By Ibrahim S. Bangura
Sierra Leone —October 24, 2025: Dr. Kaifala Marah, a seasoned public servant and leading contender for the All Peoples Congress (APC) standard bearer position, has pledged a data-driven covenant to transform Sierra Leone’s rural communities.
Speaking at the Bintumani Conference Center in Freetown, Dr Marah outlined his vision for rural revival anchored in science, accountability, and grassroots empowerment.
Addressing a diverse audience of traditional leaders, lawmakers, civil society organizations, and citizens, Marah introduced the “Kalian Model,” a framework developed from a comprehensive study of 17 villages in Kalian Chiefdom. The model assesses key development indicators, including water access, education, healthcare, roads, economy, and connectivity, to replicate it nationwide.
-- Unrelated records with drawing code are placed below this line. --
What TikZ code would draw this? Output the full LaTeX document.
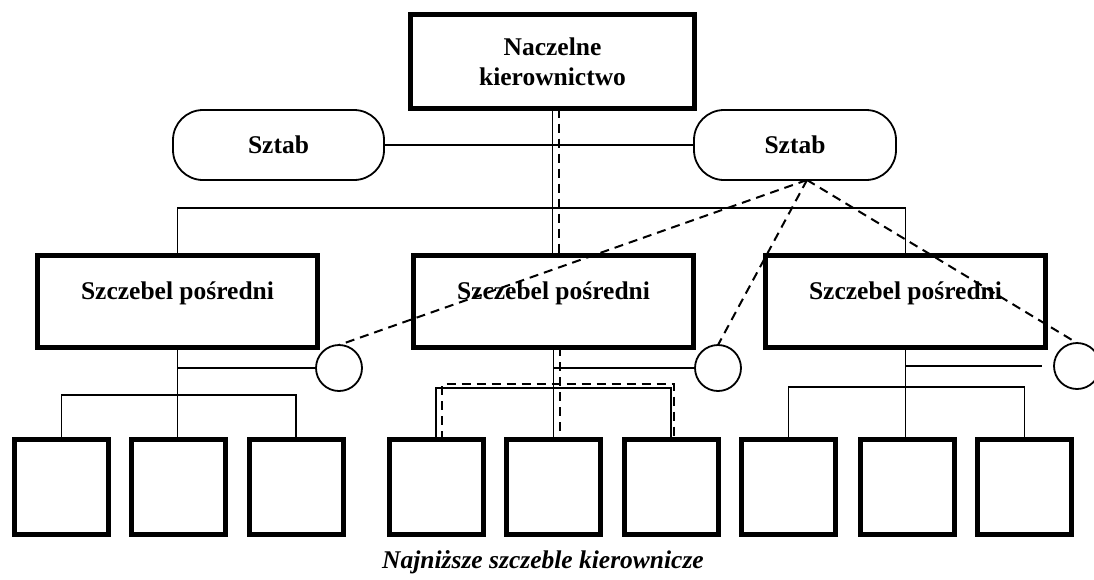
\documentclass[tikz,border=0pt]{standalone}
\usepackage{fontspec}
\setmainfont{Liberation Serif}
\begin{document}
\begin{tikzpicture}[x=1pt,y=-1pt,
  big/.style={draw, line width=5pt, minimum width=280pt, minimum height=92pt, inner sep=0pt, outer sep=0pt},
  leaf/.style={draw, line width=5pt, minimum width=94pt, minimum height=95pt, inner sep=0pt, outer sep=0pt},
  staff/.style={draw, line width=1.8pt, rounded corners=30pt, minimum height=70pt, inner sep=0pt, outer sep=0pt},
  unit/.style={draw, circle, line width=1.8pt, minimum size=46pt, inner sep=0pt, outer sep=0pt},
  conn/.style={line width=1.8pt},
  dsh/.style={line width=2pt, dash pattern=on 9pt off 6pt},
  lbl/.style={font=\fontsize{25.5}{30}\selectfont\bfseries, align=center, inner sep=0pt}]
\useasboundingbox (0,0) rectangle (1094,579);

% top management
\node[big, minimum width=284pt, minimum height=94pt, lbl] (top) at (552.5,61.5) {Naczelne\\kierownictwo};

% staff units
\node[staff, minimum width=211pt, lbl] (sl) at (278.5,145) {Sztab};
\node[staff, minimum width=202pt, lbl] (sr) at (795,145) {Sztab};

% middle level
\node[big] (m1) at (177.5,301) {};
\node[big] (m2) at (553.5,301) {};
\node[big] (m3) at (905.5,301) {};
\node[lbl] (t1) at (177.5,293) {Szczebel pośredni};
\node[lbl] (t2) at (553.5,293) {Szczebel pośredni};
\node[lbl] (t3) at (905.5,293) {Szczebel pośredni};

% circles
\node[unit] (c1) at (339,368) {};
\node[unit] (c2) at (718,368) {};
\node[unit] (c3) at (1077,366) {};

% lowest level
\node[leaf] (b1) at (61.5,487) {};
\node[leaf] (b2) at (178,487) {};
\node[leaf] (b3) at (296,487) {};
\node[leaf] (b4) at (436,487) {};
\node[leaf] (b5) at (553,487) {};
\node[leaf] (b6) at (671,487) {};
\node[leaf] (b7) at (788.5,487) {};
\node[leaf] (b8) at (907,487) {};
\node[leaf] (b9) at (1024.5,487) {};

\node[lbl, font=\fontsize{25.5}{30}\selectfont\bfseries\itshape] (cap) at (543,562) {Najniższe szczeble kierownicze};

% levels
\coordinate (L1) at (0,208);
\coordinate (Lb1) at (0,395);
\coordinate (Lb2) at (0,388);
\coordinate (Lb3) at (0,387);
\coordinate (Ld) at (0,384);

% solid connectors
\draw[conn] (top.south) -- (top.south |- m2.north);
\draw[conn] (sl.east) -- (sr.west);
\draw[conn] (m1.north) -- (m1.north |- L1) -- (m3.north |- L1) -- (m3.north);

\draw[conn] (m1.south) -- (m1.south |- b2.north);
\draw[conn] (c1.west -| m1.south) -- (c1.west);
\draw[conn] (b1.north) -- (b1.north |- Lb1) -- (b3.north |- Lb1) -- (b3.north);

\draw[conn] (m2.south) -- (m2.south |- b5.north);
\draw[conn] (c2.west -| m2.south) -- (c2.west);
\draw[conn] (b4.north) -- (b4.north |- Lb2) -- (b6.north |- Lb2) -- (b6.north);

\draw[conn] (m3.south) -- (m3.south |- b8.north);
\draw[conn] (c3.west -| m3.south) -- ([xshift=-12pt]c3.west);
\draw[conn] (b7.north) -- (b7.north |- Lb3) -- (b9.north |- Lb3) -- (b9.north);

% dashed connectors
\draw[dsh] ([xshift=6pt]top.south) -- ([xshift=6pt]top.south |- m2.north);
\draw[dsh] ([xshift=6pt]m2.south) -- ([xshift=6pt]m2.south |- b5.north);
\draw[dsh] ([xshift=6pt]b4.north) -- ([xshift=6pt]b4.north |- Ld) -- ([xshift=3pt]b6.north |- Ld) -- ([xshift=3pt]b6.north);

\coordinate (sp) at ([xshift=12pt]sr.south);
\draw[dsh] (sp) -- (c1.north);
\draw[dsh] (sp) -- (c2.north);
\draw[dsh] (sp) -- (c3.north);
\end{tikzpicture}
\end{document}
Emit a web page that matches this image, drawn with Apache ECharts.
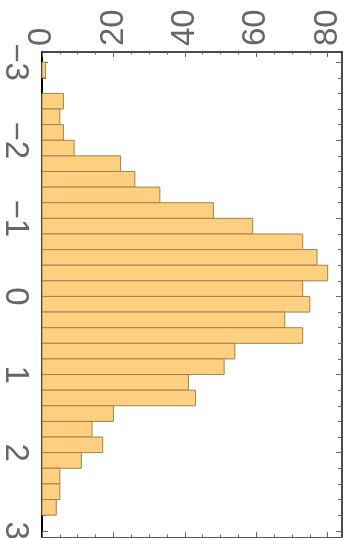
<!DOCTYPE html>
<html>
<head>
<meta charset="utf-8">
<script src="https://cdn.jsdelivr.net/npm/echarts@6/dist/echarts.min.js"></script>
<style>
html,body{margin:0;padding:0;background:#fff;}
#chart{width:352px;height:538px;}
</style>
</head>
<body>
<div id="chart" style="width:352px;height:538px;"></div>
<script>
// Histogram bins (start of each 0.2-wide bin) and counts
const binStarts = [-3.0,-2.8,-2.6,-2.4,-2.2,-2.0,-1.8,-1.6,-1.4,-1.2,-1.0,-0.8,-0.6,-0.4,-0.2,0.0,0.2,0.4,0.6,0.8,1.0,1.2,1.4,1.6,1.8,2.0,2.2,2.4,2.6];
const binEnds   = [-2.8,-2.6,-2.4,-2.2,-2.0,-1.8,-1.6,-1.4,-1.2,-1.0,-0.8,-0.6,-0.4,-0.2,0.0,0.2,0.4,0.6,0.8,1.0,1.2,1.4,1.6,1.8,2.0,2.2,2.4,2.6,2.8];
const counts    = [1,0,6,5,6,9,22,26,33,48,59,73,77,80,73,75,68,73,54,51,41,43,20,14,17,11,5,5,4];

// Tick positions / labels
const countTicksMajor = [0,20,40,60,80];
const countTicksMinor = [5,10,15,25,30,35,45,50,55,65,70,75];
const valueTicksMajor = [-3,-2,-1,0,1,2,3];
const valueTicksMinor = [-2.8,-2.6,-2.4,-2.2,-1.8,-1.6,-1.4,-1.2,-0.8,-0.6,-0.4,-0.2,0.2,0.4,0.6,0.8,1.2,1.4,1.6,1.8,2.2,2.4,2.6,2.8];

const X_MIN = 0, X_MAX = 84;
const Y_MIN = -3.13, Y_MAX = 3.08;

const data = binStarts.map((s, i) => [s, binEnds[i], counts[i]]).filter(d => d[2] > 0);

const chart = echarts.init(document.getElementById('chart'), null, {renderer: 'canvas', width: 352, height: 538});

const labelFont = {fontFamily: 'Liberation Sans, Arial, sans-serif', fontSize: 33, color: '#666666'};

function xAxisDef(pos, ticks, len, showLabel, showLine, lineColor, lineW) {
  return {
    type: 'value', position: pos, min: X_MIN, max: X_MAX,
    splitLine: {show: false},
    axisLine: {show: showLine, onZero: false, lineStyle: {color: lineColor, width: lineW}},
    axisTick: {show: true, inside: true, length: len, customValues: ticks, lineStyle: {color: '#666', width: 1}},
    axisLabel: showLabel ? Object.assign({show: true, customValues: ticks, rotate: -90, margin: 6}, labelFont) : {show: false}
  };
}
function yAxisDef(pos, ticks, len, showLabel, showLine, lineColor, lineW) {
  return {
    type: 'value', position: pos, inverse: true, min: Y_MIN, max: Y_MAX,
    splitLine: {show: false},
    axisLine: {show: showLine, onZero: false, lineStyle: {color: lineColor, width: lineW}},
    axisTick: {show: true, inside: true, length: len, customValues: ticks, lineStyle: {color: '#666', width: 1}},
    axisLabel: showLabel ? Object.assign({show: true, customValues: ticks, rotate: -90, margin: 10,
      formatter: v => (v < 0 ? '\u2212' + Math.abs(v) : String(v))}, labelFont) : {show: false}
  };
}

chart.setOption({
  animation: false,
  backgroundColor: '#ffffff',
  grid: {left: 42, right: 10, top: 52, bottom: 1, containLabel: false, outerBoundsMode: 'none'},
  xAxis: [
    xAxisDef('top', countTicksMajor, 5, true, true, '#111', 1.5),
    xAxisDef('top', countTicksMinor, 2.5, false, false, '#111', 1),
    xAxisDef('bottom', countTicksMajor, 5, false, true, '#555', 1),
    xAxisDef('bottom', countTicksMinor, 2.5, false, false, '#555', 1)
  ],
  yAxis: [
    yAxisDef('left', valueTicksMajor, 6, true, true, '#000', 2),
    yAxisDef('left', valueTicksMinor, 4, false, false, '#000', 1),
    yAxisDef('right', valueTicksMajor, 6, false, true, '#111', 1.5),
    yAxisDef('right', valueTicksMinor, 4, false, false, '#111', 1)
  ],
  series: [{
    type: 'custom',
    xAxisIndex: 0, yAxisIndex: 0,
    data: data,
    encode: {x: 2, y: [0, 1]},
    renderItem: function (params, api) {
      const p0 = api.coord([0, api.value(0)]);
      const p1 = api.coord([api.value(2), api.value(1)]);
      return {
        type: 'rect',
        shape: {x: p0[0], y: p0[1], width: p1[0] - p0[0], height: p1[1] - p0[1]},
        style: {fill: '#fecf7e', stroke: '#9a8452', lineWidth: 1}
      };
    }
  }]
});
</script>
</body>
</html>
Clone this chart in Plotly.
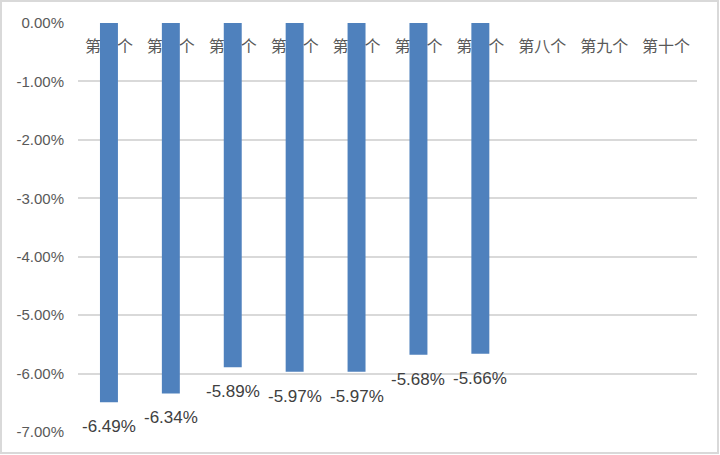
import plotly.graph_objects as go

categories = ["第一个", "第二个", "第三个", "第四个", "第五个", "第六个", "第七个", "第八个", "第九个", "第十个"]
values = [-6.49, -6.34, -5.89, -5.97, -5.97, -5.68, -5.66, None, None, None]
y_ticks = [0, -1, -2, -3, -4, -5, -6, -7]
y_tick_labels = ["0.00%", "-1.00%", "-2.00%", "-3.00%", "-4.00%", "-5.00%", "-6.00%", "-7.00%"]

W, H = 720, 455
ml, mr, mt, mb = 78, 23, 23, 23
pw, ph = W - ml - mr, H - mt - mb

fig = go.Figure()
fig.add_trace(go.Bar(
    x=categories, y=values,
    marker=dict(color="#4f81bd", line=dict(width=0)),
    hoverinfo="x+y",
))

for c, v in zip(categories, values):
    if v is None:
        continue
    fig.add_annotation(
        x=c, y=v, text=f"{v:.2f}%", showarrow=False,
        yanchor="top", yshift=-13,
        font=dict(family="Liberation Sans, Arial, sans-serif", size=17, color="#404040"),
    )

fig.update_layout(
    width=W, height=H,
    margin=dict(l=ml, r=mr, t=mt, b=mb, pad=0, autoexpand=False),
    paper_bgcolor="white", plot_bgcolor="white",
    bargap=0.71,
    showlegend=False,
    hovermode=False,
    xaxis=dict(
        type="category", side="bottom", showgrid=False, zeroline=False,
        showline=False, ticks="", layer="below traces",
        tickfont=dict(family="Noto Sans CJK SC, sans-serif", size=16, color="#595959"),
        anchor="free", position=1.0, ticklabelstandoff=12, automargin=False,
    ),
    yaxis=dict(
        range=[-7, 0], tickvals=y_ticks, ticktext=y_tick_labels,
        showgrid=True, gridcolor="#d9d9d9", gridwidth=2,
        zeroline=False, showline=False, ticks="",
        tickfont=dict(family="Liberation Sans, Arial, sans-serif", size=15, color="#595959"),
        ticklabelstandoff=13, automargin=False,
    ),
    shapes=[dict(
        type="rect", xref="paper", yref="paper",
        x0=-(ml - 1) / pw, x1=1 + (mr - 2) / pw,
        y0=-(mb - 2) / ph, y1=1 + (mt - 1) / ph,
        line=dict(color="#d9d9d9", width=2), layer="below",
    )],
)

fig.write_html("out.html", config={"displayModeBar": False},
               post_script="document.body.style.margin='0';")
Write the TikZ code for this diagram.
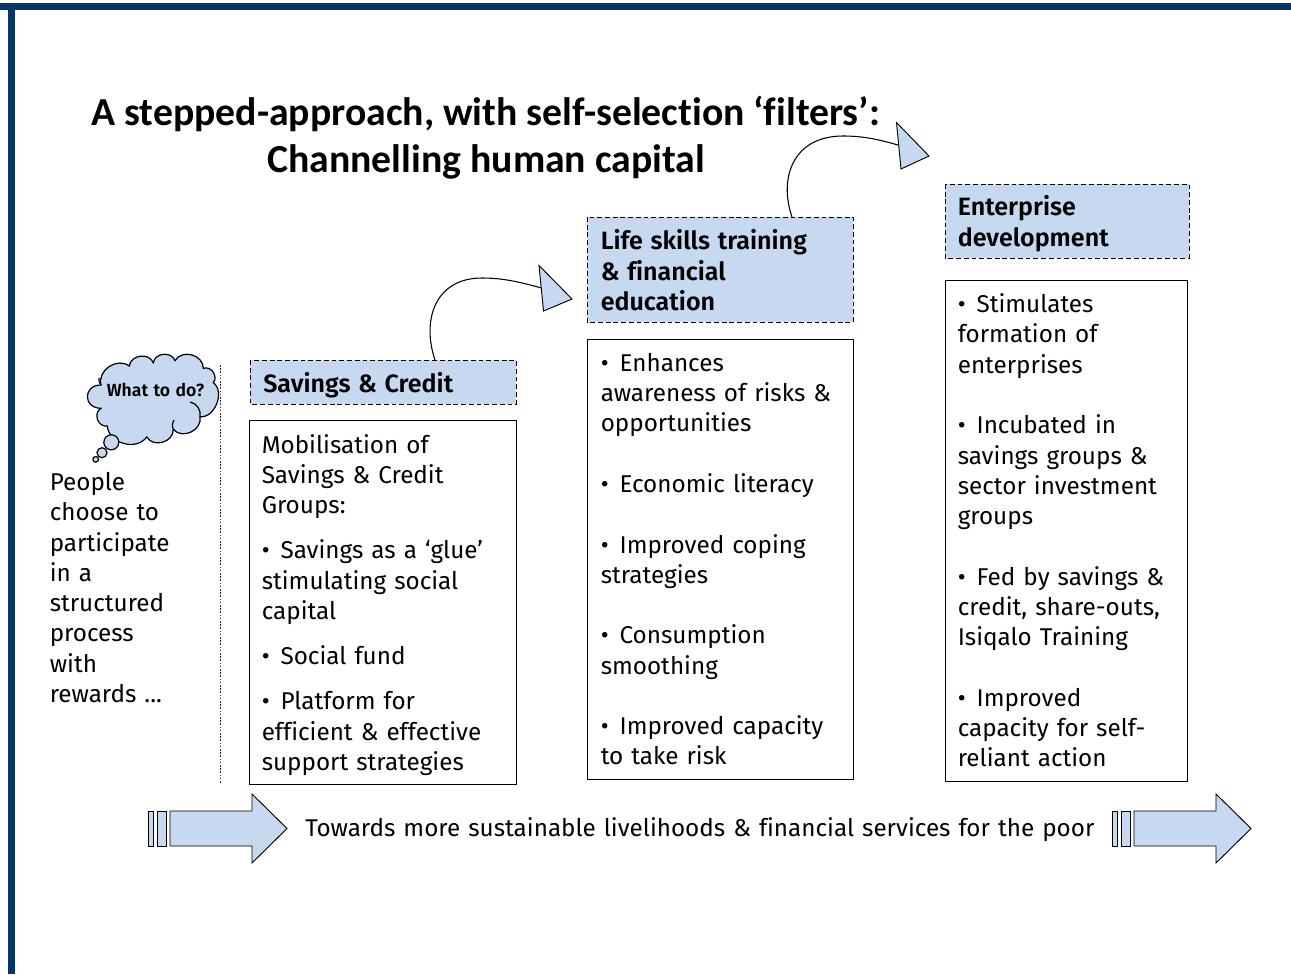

Drawing on his personal journey from rural hardship to national leadership, Dr Marah shared vivid memories of growing up in villages like Musaia and Kondenbaia, walking barefoot, fetching water from streams, and studying under kerosene lamps. He emphasized that these experiences shaped his empathy for the struggles of Sierra Leone’s rural youth and families.
Marah criticized past interventions that lacked evidence and failed to meet local needs, citing mislocated boreholes and under-resourced health facilities as examples of the disconnect between Freetown and the country’s 15,000 villages. “We cannot develop what we do not measure,” he declared, underscoring the importance of data collection, real-time tracking, and community oversight in his proposed model.
The Kalian study revealed alarming statistics: 76% of water sources were unsafe, health units were overburdened and understaffed, schools were overcrowded, and poor road networks isolated communities from markets and services. Marah’s model proposes targeted solutions, including water testing, teacher training, healthcare access improvements, and infrastructure upgrades.
He also highlighted his personal contributions to development, including road rehabilitation in Kabala and Bintumani, school upgrades across districts, and microfinance support for women. He pledged to expand these initiatives nationally.
Marah credited former President Ernest Bai Koroma for empowering local chiefs and expanding chiefdoms, and acknowledged the contributions of Presidents Ahmad Tejan Kabbah and Julius Maada Bio in local governance reforms. Inspired by Koroma’s decentralization efforts, Marah’s covenant aims to deepen community-level development through structured planning and transparent resource mobilization.
Announcing the launch of Bintumani II, Marah committed to conducting chiefdom-wide studies, building a national database, drafting development charters, and implementing capacity-building programs. He described the initiative as a covenant for measurable change and participatory democracy.
“Macro stability means little if we fail to address preventable deaths, market access, and education quality,” Marah stated, urging citizens to demand evidence-based leadership over blind trust.
Concluding his address, he reaffirmed his commitment to transparency, local empowerment, and national progress, offering “New Hope” through a model rooted in accountability—from Kalian to every chiefdom in Sierra Leone.